The show’s continuity becomes increasingly inconsistent in later seasons. Characters’ backstories shift, established facts are contradicted, and the timeline of certain relationships doesn’t hold up to scrutiny. This is a common sitcom problem, but it’s more noticeable in a show that asks its audience to invest in long-term character development, because that development requires a coherent history to build on.

Television That Grew Up with Its Audience

Boy Meets World’s central innovation is also its central risk: betting that an audience of children would stick around as the show matured with them. That bet paid off because the show respected its audience enough to assume they could handle more complex storytelling as they aged. The early seasons work as children’s television. The middle seasons work as teen television. The later seasons aim for young-adult territory. Not every show can navigate that progression, and Boy Meets World does it with enough success to justify the attempt even where the execution falters.

Should You Watch Boy Meets World?

Watch Boy Meets World if you value character development over episodic consistency, if mentor-student relationships resonate with you, or if you want a coming-of-age story that takes the “growing up” part literally. The high school seasons are the strongest stretch, but the full run has enough emotional payoff to justify the investment.
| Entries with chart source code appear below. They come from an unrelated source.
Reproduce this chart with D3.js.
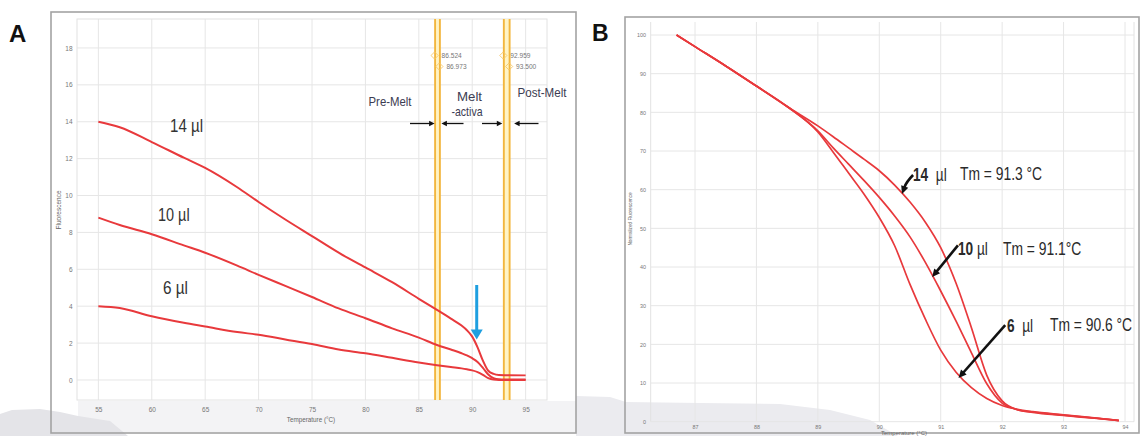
<!DOCTYPE html>
<html>
<head>
<meta charset="utf-8">
<script src="https://cdn.jsdelivr.net/npm/d3@7"></script>
<style>
  html, body { margin: 0; padding: 0; background: #fff; }
  svg { display: block; }
</style>
</head>
<body>
<svg id="fig" width="1143" height="436"></svg>
<script>
// ---------- Panel A: raw melt curves (fluorescence vs temperature) ----------
const tempA = [55, 57, 60, 63, 65, 68, 70, 72.5, 75, 77.5, 80, 82.5, 85, 86.7, 88, 89, 89.5, 90, 90.5, 91, 91.5, 92, 92.5, 93, 95];
const fluorA14 = [14.0, 13.7, 12.9, 12.05, 11.5, 10.45, 9.65, 8.7, 7.8, 6.9, 6.1, 5.3, 4.4, 3.8, 3.33, 2.95, 2.7, 2.35, 1.77, 1.05, 0.5, 0.33, 0.27, 0.26, 0.25];
const fluorA10 = [8.8, 8.4, 7.9, 7.3, 6.9, 6.2, 5.7, 5.1, 4.5, 3.88, 3.35, 2.8, 2.3, 1.9, 1.65, 1.45, 1.33, 1.18, 0.98, 0.66, 0.3, 0.1, 0.04, 0.03, 0.03];
const fluorA6 = [4.0, 3.9, 3.45, 3.1, 2.9, 2.6, 2.45, 2.2, 1.95, 1.65, 1.45, 1.2, 0.95, 0.8, 0.7, 0.63, 0.58, 0.52, 0.43, 0.28, 0.1, 0.02, 0, 0, 0];
const xTicksA = [55, 60, 65, 70, 75, 80, 85, 90, 95];
const yTicksA = [0, 2, 4, 6, 8, 10, 12, 14, 16, 18];
// melt-region bars (start / end temperatures of each bar)
const preMeltBar = [86.524, 86.973];
const postMeltBar = [92.959, 93.500];
const seriesNamesA = ["14 µl", "10 µl", "6 µl"];

// ---------- Panel B: normalized melt curves ----------
const tempB = [86.7, 87, 87.5, 88, 88.5, 89, 89.25, 89.5, 89.75, 90, 90.25, 90.5, 90.75, 91, 91.25, 91.5, 91.75, 92, 92.25, 92.5, 93, 93.5, 93.9];
const normB14 = [100, 97, 92, 86.8, 81.5, 76.5, 73.7, 70.8, 67.9, 64.9, 61.2, 56.8, 51.6, 45.0, 35.8, 24.3, 12.0, 5.4, 3.1, 2.4, 1.6, 0.9, 0.3];
const normB10 = [100, 97, 92, 86.8, 81.5, 75.2, 70.8, 66.6, 62.4, 58.0, 53.2, 47.8, 41.2, 33.8, 26.0, 17.8, 9.8, 4.8, 3.1, 2.5, 1.7, 0.95, 0.3];
const normB6 = [100, 97, 92, 86.8, 81.5, 74.9, 69.7, 64.3, 58.9, 52.8, 45.5, 35.5, 26.5, 18.5, 12.8, 8.8, 6.0, 4.2, 3.2, 2.6, 1.8, 1.0, 0.35];
const xTicksB = [87, 88, 89, 90, 91, 92, 93, 94];
const yTicksB = [0, 10, 20, 30, 40, 50, 60, 70, 80, 90, 100];
const volumesB = ["14", "10", "6"];
const unitsB = ["  µl", " µl", "  µl"];
const tmLabelsB = ["Tm = 91.3 °C", "Tm = 91.1°C", "Tm = 90.6 °C"];

const FONT = '"Liberation Sans", Arial, sans-serif';
const RED = "#e8393c";
const svg = d3.select("#fig");

// ---------- soft grey backdrop along the bottom edge ----------
const back = svg.append("g");
back.append("rect").attr("x", 78).attr("y", 401).attr("width", 498).attr("height", 31).attr("fill", "#f3f3f5");
back.append("path").attr("d", "M0,414 L12,410 L40,409 L60,412 L78,416 L110,421 L128,436 L0,436 Z").attr("fill", "#e4e4e8");
back.append("path")
  .attr("d", "M576,436 L576,396 L610,397 L626,402 L700,403 L780,404 L830,410 L870,420 L898,436 Z")
  .attr("fill", "#ebebef");

// ---------- helpers ----------
function arrow(g, x1, y1, x2, y2, o) {
  const dx = x2 - x1, dy = y2 - y1, L = Math.hypot(dx, dy);
  const ux = dx / L, uy = dy / L;
  const bx = x2 - ux * o.hl, by = y2 - uy * o.hl;
  g.append("line").attr("x1", x1).attr("y1", y1).attr("x2", bx + ux).attr("y2", by + uy)
    .attr("stroke", o.color).attr("stroke-width", o.w);
  g.append("path")
    .attr("d", `M${x2},${y2}L${bx - uy * o.hw / 2},${by + ux * o.hw / 2}L${bx + uy * o.hw / 2},${by - ux * o.hw / 2}Z`)
    .attr("fill", o.color);
}
function curvedArrow(g, x1, y1, cx, cy, x2, y2, o) {
  const dx = x2 - cx, dy = y2 - cy, L = Math.hypot(dx, dy);
  const ux = dx / L, uy = dy / L;
  const bx = x2 - ux * o.hl, by = y2 - uy * o.hl;
  g.append("path").attr("d", `M${x1},${y1}Q${cx},${cy} ${bx + ux},${by + uy}`)
    .attr("fill", "none").attr("stroke", o.color).attr("stroke-width", o.w);
  g.append("path")
    .attr("d", `M${x2},${y2}L${bx - uy * o.hw / 2},${by + ux * o.hw / 2}L${bx + uy * o.hw / 2},${by - ux * o.hw / 2}Z`)
    .attr("fill", o.color);
}
// condensed text: drawn at natural size, squeezed horizontally
function narrowText(g, x, y, sx, size) {
  return g.append("g").attr("transform", `translate(${x},${y}) scale(${sx},1)`)
    .append("text").attr("x", 0).attr("y", 0)
    .attr("font-family", FONT).attr("font-size", size).attr("fill", "#2a2a2a")
    .attr("xml:space", "preserve").style("white-space", "pre");
}

// ================= Panel A =================
const plotA = { left: 77, right: 547, top: 19, bottom: 400 };
const xA = d3.scaleLinear().domain([53, 97]).range([plotA.left, plotA.right]);
const yA = d3.scaleLinear().domain([-1.085, 19.57]).range([plotA.bottom, plotA.top]);
const gA = svg.append("g");

// frame
gA.append("rect").attr("x", 51).attr("y", 12).attr("width", 525).attr("height", 421)
  .attr("fill", "none").attr("stroke", "#a3a3a3").attr("stroke-width", 1.6);

// grid
gA.append("g").selectAll("line").data(xTicksA).join("line")
  .attr("x1", d => xA(d)).attr("x2", d => xA(d)).attr("y1", plotA.top).attr("y2", plotA.bottom)
  .attr("stroke", "#e6e6e6").attr("stroke-width", 1);
gA.append("g").selectAll("line").data(yTicksA).join("line")
  .attr("x1", plotA.left).attr("x2", plotA.right).attr("y1", d => yA(d)).attr("y2", d => yA(d))
  .attr("stroke", "#e6e6e6").attr("stroke-width", 1);
gA.append("rect").attr("x", plotA.left).attr("y", plotA.top)
  .attr("width", plotA.right - plotA.left).attr("height", plotA.bottom - plotA.top)
  .attr("fill", "none").attr("stroke", "#e2e2e2");

// axes (labels only)
const axA_x = gA.append("g").attr("transform", `translate(0,${plotA.bottom})`)
  .call(d3.axisBottom(xA).tickValues(xTicksA).tickSize(0).tickPadding(7.5).tickFormat(d3.format("d")));
const axA_y = gA.append("g").attr("transform", `translate(${plotA.left},0)`)
  .call(d3.axisLeft(yA).tickValues(yTicksA).tickSize(0).tickPadding(4.5).tickFormat(d3.format("d")));
[axA_x, axA_y].forEach(a => {
  a.select(".domain").remove();
  a.selectAll("text").attr("font-family", FONT).attr("font-size", 6.5).attr("fill", "#777");
});
gA.append("text").attr("x", 311).attr("y", 421.5).attr("text-anchor", "middle")
  .attr("font-family", FONT).attr("font-size", 6.3).attr("fill", "#666").text("Temperature (°C)");
gA.append("text").attr("transform", "translate(61,210) rotate(-90)").attr("text-anchor", "middle")
  .attr("font-family", FONT).attr("font-size", 6.5).attr("fill", "#666").text("Fluorescence");

// melt-region bars
[preMeltBar, postMeltBar].forEach(bar => {
  gA.append("rect").attr("x", xA(bar[0])).attr("y", plotA.top)
    .attr("width", xA(bar[1]) - xA(bar[0])).attr("height", plotA.bottom - plotA.top)
    .attr("fill", "#fff4c6");
  bar.forEach((t, i) => {
    gA.append("line").attr("x1", xA(t)).attr("x2", xA(t)).attr("y1", plotA.top).attr("y2", plotA.bottom)
      .attr("stroke", "#f2b63e").attr("stroke-width", 1.9);
    const yy = i === 0 ? 55.5 : 66.5;
    gA.append("path").attr("d", `M${xA(t) - 0.5},${yy - 3.6}L${xA(t) + 3.1},${yy}L${xA(t) - 0.5},${yy + 3.6}L${xA(t) - 4.1},${yy}Z`)
      .attr("fill", "none").attr("stroke", "#f6c869").attr("stroke-width", 0.9);
    gA.append("text").attr("x", xA(t) + 6.5).attr("y", yy + 2.3)
      .attr("font-family", FONT).attr("font-size", 6.6).attr("fill", "#777").text(t.toFixed(3));
  });
});

// curves
const lineA = d3.line().x(d => xA(d[0])).y(d => yA(d[1])).curve(d3.curveMonotoneX);
[fluorA14, fluorA10, fluorA6].forEach(vals => {
  gA.append("path").datum(tempA.map((t, i) => [t, vals[i]]))
    .attr("d", lineA).attr("fill", "none").attr("stroke", RED).attr("stroke-width", 2)
    .attr("stroke-linejoin", "round");
});

// series labels
const labPosA = [{ x: 170, y: 132, len: 33 }, { x: 158, y: 220.5, len: 31.6 }, { x: 163, y: 294, len: 25 }];
seriesNamesA.forEach((s, i) => {
  gA.append("text").attr("x", labPosA[i].x).attr("y", labPosA[i].y)
    .attr("textLength", labPosA[i].len).attr("lengthAdjust", "spacingAndGlyphs")
    .attr("font-family", FONT).attr("font-size", 19).attr("fill", "#333").text(s);
});

// region labels
const regionText = [
  { t: "Pre-Melt", x: 368.5, y: 105.5, len: 43 },
  { t: "Melt", x: 457, y: 100.5, len: 25 },
  { t: "-activa", x: 451.5, y: 115.5, len: 31 },
  { t: "Post-Melt", x: 517.5, y: 96.5, len: 49 }
];
regionText.forEach(r => {
  gA.append("text").attr("x", r.x).attr("y", r.y).attr("textLength", r.len).attr("lengthAdjust", "spacingAndGlyphs")
    .attr("font-family", FONT).attr("font-size", 13).attr("fill", "#3c3c52").text(r.t);
});

// boundary arrows
const thin = { w: 1.3, hl: 5.5, hw: 5.5, color: "#111" };
arrow(gA, 410, 123.5, xA(preMeltBar[0]) - 0.5, 123.5, thin);
arrow(gA, 463.5, 123.5, xA(preMeltBar[1]) + 1.5, 123.5, thin);
arrow(gA, 482, 123.5, xA(postMeltBar[0]) - 1.5, 123.5, thin);
arrow(gA, 538.5, 123.5, xA(postMeltBar[1]) + 4.5, 123.5, thin);

// blue marker arrow at the melt transition
arrow(gA, xA(90.42), yA(5.15), xA(90.42), yA(2.2), { w: 3, hl: 10, hw: 12, color: "#1e9fe0" });

// panel letter
svg.append("text").attr("x", 9).attr("y", 42).attr("font-family", FONT).attr("font-weight", "bold")
  .attr("font-size", 24).attr("fill", "#111").text("A");

// ================= Panel B =================
const plotB = { left: 650.7, right: 1134, top: 22, bottom: 421.7 };
const xB = d3.scaleLinear().domain([87, 94]).range([695, 1125]);
const yB = d3.scaleLinear().domain([0, 100]).range([421.7, 35]);
const gB = svg.append("g");

gB.append("rect").attr("x", 625).attr("y", 17).attr("width", 514).attr("height", 416)
  .attr("fill", "none").attr("stroke", "#a3a3a3").attr("stroke-width", 1.6);

gB.append("g").selectAll("line").data(xTicksB).join("line")
  .attr("x1", d => xB(d)).attr("x2", d => xB(d)).attr("y1", plotB.top).attr("y2", plotB.bottom)
  .attr("stroke", "#e6e6e6");
gB.append("g").selectAll("line").data(yTicksB).join("line")
  .attr("x1", plotB.left).attr("x2", plotB.right).attr("y1", d => yB(d)).attr("y2", d => yB(d))
  .attr("stroke", "#e6e6e6");
gB.append("line").attr("x1", plotB.left).attr("x2", plotB.left).attr("y1", plotB.top).attr("y2", plotB.bottom)
  .attr("stroke", "#e2e2e2");
gB.append("line").attr("x1", plotB.right).attr("x2", plotB.right).attr("y1", plotB.top).attr("y2", plotB.bottom)
  .attr("stroke", "#e2e2e2");

const axB_x = gB.append("g").attr("transform", `translate(0,${plotB.bottom})`)
  .call(d3.axisBottom(xB).tickValues(xTicksB).tickSize(0).tickPadding(3.3).tickFormat(d3.format("d")));
const axB_y = gB.append("g").attr("transform", `translate(${plotB.left},0)`)
  .call(d3.axisLeft(yB).tickValues(yTicksB).tickSize(0).tickPadding(4.7).tickFormat(d3.format("d")));
[axB_x, axB_y].forEach(a => {
  a.select(".domain").remove();
  a.selectAll("text").attr("font-family", FONT).attr("font-size", 5.4).attr("fill", "#777");
});
gB.append("text").attr("x", 904).attr("y", 435).attr("text-anchor", "middle")
  .attr("font-family", FONT).attr("font-size", 6).attr("fill", "#666").text("Temperature (°C)");
gB.append("text").attr("transform", "translate(632,219) rotate(-90)").attr("text-anchor", "middle")
  .attr("font-family", FONT).attr("font-size", 4.7).attr("fill", "#666").text("Normalized Fluorescence");

const lineB = d3.line().x(d => xB(d[0])).y(d => yB(d[1])).curve(d3.curveMonotoneX);
[normB14, normB10, normB6].forEach(vals => {
  gB.append("path").datum(tempB.map((t, i) => [t, vals[i]]))
    .attr("d", lineB).attr("fill", "none").attr("stroke", RED).attr("stroke-width", 1.7)
    .attr("stroke-linejoin", "round");
});

// annotations: volume + melting temperature
const labPosB = [
  { vx: 913, tx: 960, y: 180.5 },
  { vx: 958, tx: 1003, y: 255 },
  { vx: 1007, tx: 1050, y: 331.5 }
];
volumesB.forEach((v, i) => {
  const p = labPosB[i];
  const t = narrowText(gB, p.vx, p.y, 0.76, 18);
  t.append("tspan").attr("font-weight", "bold").text(v);
  t.append("tspan").text(unitsB[i]);
  narrowText(gB, p.tx, p.y - 0.5, 0.77, 18).text(tmLabelsB[i]);
});

// pointer arrows onto each curve
const thick = { w: 2.6, hl: 8, hw: 7.5, color: "#111" };
curvedArrow(gB, xB(90.55), yB(63.8), xB(90.44), yB(62.0), xB(90.37), yB(58.9), thick);
arrow(gB, xB(91.28), yB(45.6), xB(90.86), yB(37.4), thick);
arrow(gB, xB(92.05), yB(25.0), xB(91.29), yB(11.3), thick);

svg.append("text").attr("x", 592).attr("y", 41).attr("font-family", FONT).attr("font-weight", "bold")
  .attr("font-size", 23).attr("fill", "#111").text("B");
</script>
</body>
</html>
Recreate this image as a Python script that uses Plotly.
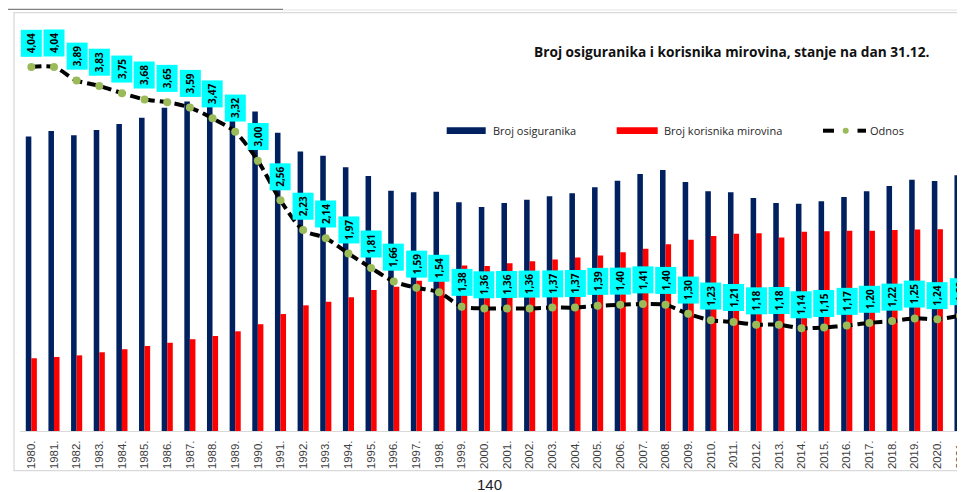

Skip it if tonal inconsistency between comedy and drama bothers you, if college-set sitcoms tend to lose you, or if you need every season to match the quality of the best ones.

The Verdict on Boy Meets World

Boy Meets World earned its place in television history by taking a simple premise, a kid growing up, and committing to it completely across seven seasons. William Daniels’ Feeny is an all-time great television character, the Cory-Shawn friendship has a depth that most sitcoms never achieve, and the show’s willingness to mature alongside its audience was both commercially smart and creatively ambitious. The college years can’t match the high school peak, but the emotional core that the show built in its early seasons holds firm all the way to a finale that still makes its fans cry.